October 31,2017 14:36

CONCORD — The secretary of state will have the authority to postpone and reschedule local elections under extreme weather conditions, according to proposed legislation. The bill is designed to address the confusion that arose last March, when an ...



By DAVE SOLOMON
State House BureauOctober 30. 2017 10:46PM
CONCORD — The secretary of state will have the authority to postpone and reschedule local elections under extreme weather conditions, according to proposed legislation. The bill is designed to address the confusion that arose last March, when an Election Day nor’easter threw elections for municipal officials and local ballot questions into chaos.
A House-Senate committee created to resolve conflicts that surfaced last March unanimously agreed to draft a bill that settles the matter in a way more satisfactory to the secretary of state than to the N.H. Municipal Association.
According to draft language endorsed by the five-member committee on Monday, the secretary of state can postpone local or school district elections if he believes that an emergency exists, if the governor has declared a state of emergency, or if a town moderator requests such a delay based on an “extreme weather emergency or imminent serious threat to public health and safety.”
State Sen.
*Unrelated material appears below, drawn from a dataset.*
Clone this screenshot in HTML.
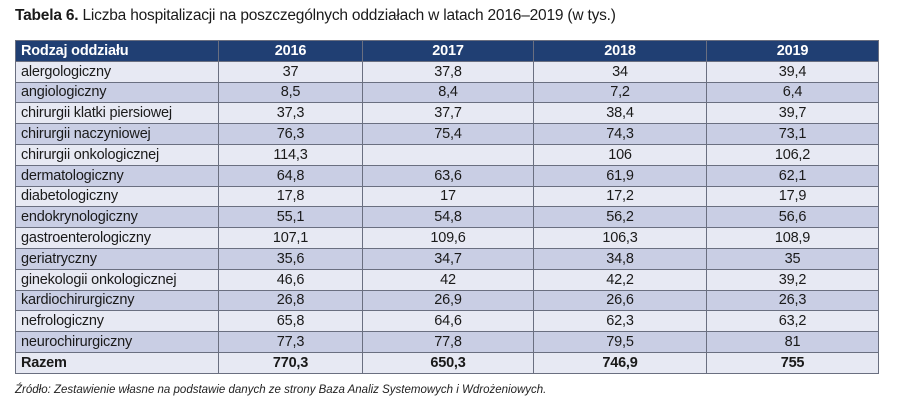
<!DOCTYPE html>
<html><head><meta charset="utf-8"><style>
body{margin:0;width:900px;height:409px;background:#fff;font-family:"Liberation Sans",sans-serif;color:#1a1a1a;position:relative;overflow:hidden}
#title{position:absolute;left:15px;top:7px;font-size:15.5px;letter-spacing:-0.2px}
#title b{font-weight:bold}
table{position:absolute;left:15px;top:40px;width:863px;border-collapse:collapse;table-layout:fixed;font-size:14.5px;letter-spacing:-0.2px}
td,th{height:20.8px;padding:0 5px;border:1px solid #6a6f80;line-height:18px;box-sizing:border-box;white-space:nowrap}
th{background:#203f73;color:#fff;font-weight:bold;text-align:center}
th:first-child{text-align:left}
td{text-align:center}
td:first-child{text-align:left}
tr.l td{background:#e7e9f3}
tr.d td{background:#c9cee4}
tr.t td{font-weight:bold}
#src{position:absolute;left:15px;top:384px;font-size:11.5px;font-style:italic;color:#222}
</style></head><body>
<div id="title"><b>Tabela 6.</b> Liczba hospitalizacji na poszczególnych oddziałach w latach 2016–2019 (w tys.)</div>
<table>
<colgroup><col style="width:203px"><col style="width:144px"><col style="width:171px"><col style="width:173px"><col style="width:172px"></colgroup>
<tr><th>Rodzaj oddziału</th><th>2016</th><th>2017</th><th>2018</th><th>2019</th></tr>
<tr class="l"><td>alergologiczny</td><td>37</td><td>37,8</td><td>34</td><td>39,4</td></tr>
<tr class="d"><td>angiologiczny</td><td>8,5</td><td>8,4</td><td>7,2</td><td>6,4</td></tr>
<tr class="l"><td>chirurgii klatki piersiowej</td><td>37,3</td><td>37,7</td><td>38,4</td><td>39,7</td></tr>
<tr class="d"><td>chirurgii naczyniowej</td><td>76,3</td><td>75,4</td><td>74,3</td><td>73,1</td></tr>
<tr class="l"><td>chirurgii onkologicznej</td><td>114,3</td><td></td><td>106</td><td>106,2</td></tr>
<tr class="d"><td>dermatologiczny</td><td>64,8</td><td>63,6</td><td>61,9</td><td>62,1</td></tr>
<tr class="l"><td>diabetologiczny</td><td>17,8</td><td>17</td><td>17,2</td><td>17,9</td></tr>
<tr class="d"><td>endokrynologiczny</td><td>55,1</td><td>54,8</td><td>56,2</td><td>56,6</td></tr>
<tr class="l"><td>gastroenterologiczny</td><td>107,1</td><td>109,6</td><td>106,3</td><td>108,9</td></tr>
<tr class="d"><td>geriatryczny</td><td>35,6</td><td>34,7</td><td>34,8</td><td>35</td></tr>
<tr class="l"><td>ginekologii onkologicznej</td><td>46,6</td><td>42</td><td>42,2</td><td>39,2</td></tr>
<tr class="d"><td>kardiochirurgiczny</td><td>26,8</td><td>26,9</td><td>26,6</td><td>26,3</td></tr>
<tr class="l"><td>nefrologiczny</td><td>65,8</td><td>64,6</td><td>62,3</td><td>63,2</td></tr>
<tr class="d"><td>neurochirurgiczny</td><td>77,3</td><td>77,8</td><td>79,5</td><td>81</td></tr>
<tr class="l t"><td>Razem</td><td>770,3</td><td>650,3</td><td>746,9</td><td>755</td></tr>
</table>
<div id="src">Źródło: Zestawienie własne na podstawie danych ze strony Baza Analiz Systemowych i Wdrożeniowych.</div>
</body></html>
Jeff Woodburn, D-Whitefield, had argued throughout the committee deliberations to give local officials the right to reschedule local elections at their own discretion, but in the end endorsed the compromise.
In March, Secretary of State Bill Gardner took the position that there was no provision whatsoever for postponing and rescheduling an election.
“I obviously wanted the local control, but I think as a practical matter the local officials will be listened to,” Woodburn said. “I can’t imagine the secretary of state saying ’No’ if a town has a legitimate reason for wanting to postpone.”
Sen. Regina Birdsell, R-Hampstead, committee chairman, said the spirit of the law is that the secretary of state and local officials will be equal partners in the decision.
“We want to make sure the moderators are put on the same level as the secretary of state as far as making sure they agree that it needs to be done,” she said, “but I do believe the secretary of state has to have some input into this.”
The law would also standardize the process for rescheduling and the time frames allowed.
Municipal Association Executive Director Judy Silva was not happy with the outcome.
“It remains our position that these are local elections and they ought to be determined locally,” she said. “Inserting a state official into that decision-making process violates local control, is unnecessary and unwieldy.”
The proposed legislation would give towns the right to reschedule town meetings or deliberative sessions at their own discretion, but not ballot-booth voting.
“So it’s OK for us to postpone a certain part of town meeting all by ourselves, but not within our ability to postpone the voting portion?” said Silva after the vote. “This treats official ballot communities differently than traditional town meeting communities, because the official ballot communities do all their voting on the ballot.”
The vote came as the state was recovering from widespread power outages in the wake of a tropical storm that hit New England on the fifth anniversary of Superstorm Sandy.
Birdsell joked that the chance of an extreme weather event forcing rescheduling of elections again is remote, “except for last night.”